Pressure versus time impulse response comparison between the ray-tracing and hybrid method.

Try It Yourself

Here, we have shown one approach for obtaining a broadband impulse response by combining ray-tracing and finite element methods. All of the modeling is completed in COMSOL Multiphysics, and the solutions are integrated into a single model. The approach is especially useful for large rooms where using full-wave methods at high frequencies may not always be feasible. Try it yourself by clicking the button below, where you can download the model files from the Application Gallery:

Further Resources

If you would like to see more room acoustics models, you can check out these related models in our Application Gallery:

References

1. Morse, Philip McCord, and K. Uno Ingard. Theoretical Acoustics. Princeton University Press, 1986.
2. Okoyenta, Augustus R., et al. “A Short Survey on Green’s Function for Acoustic Problems.” Journal of Theoretical and Computational Acoustics 28.02 (2020): 1950025.
3. M. R. Schroeder, New Method of Measuring Reverberation Time, J. Acoust. Soc. Am., 37 (1965).
4. M. R. Schroeder, Integrated-Impulse method measuring sound decay without using impulses, J. Acoust.
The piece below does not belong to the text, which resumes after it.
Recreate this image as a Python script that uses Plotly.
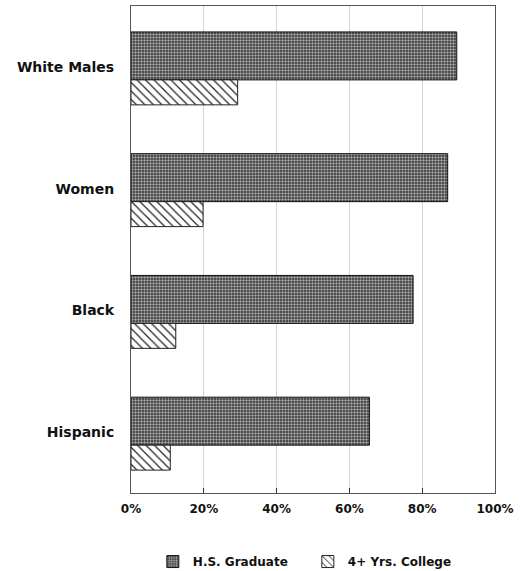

Soc. Am., 66 (1979).
5. Kuttruff, Heinrich. Room Acoustics. CRC Press, 2016.
6. Aretz, Marc, et al. “Combined broadband impulse responses using FEM and hybrid ray-based methods.” EAA Symposium on Auralization, 2009.

Categories

Mathias Barbagallo
March 1, 2023

Hello,
can this be done using DGFem + Ray tracing?
If yes, why would one want to use FEM, frequency domain as you did, instead?
Cheers
Mathias

Mark Cops
March 3, 2023 COMSOL Employee

Hi Mathias,
Yes, dG-FEM can also be used to model the room and will capture the modal behavior. We actually have a full-wave time domain room acoustics model in the application gallery that uses that method (https://www.comsol.com/model/full-wave-time-domain-room-acoustics-with-frequency-dependent-impedance-90551). In this blog, since we are primarily interested in modeling a limited frequency range with Pressure Acoustics, standard finite elements are a good candidate here since the wavelength remains approximately the same scale as the room dimension. Furthermore in the frequency domain it easier to model frequency dependent absorption and one does not need to take small time steps and run the simulation in time until the impulse dies out.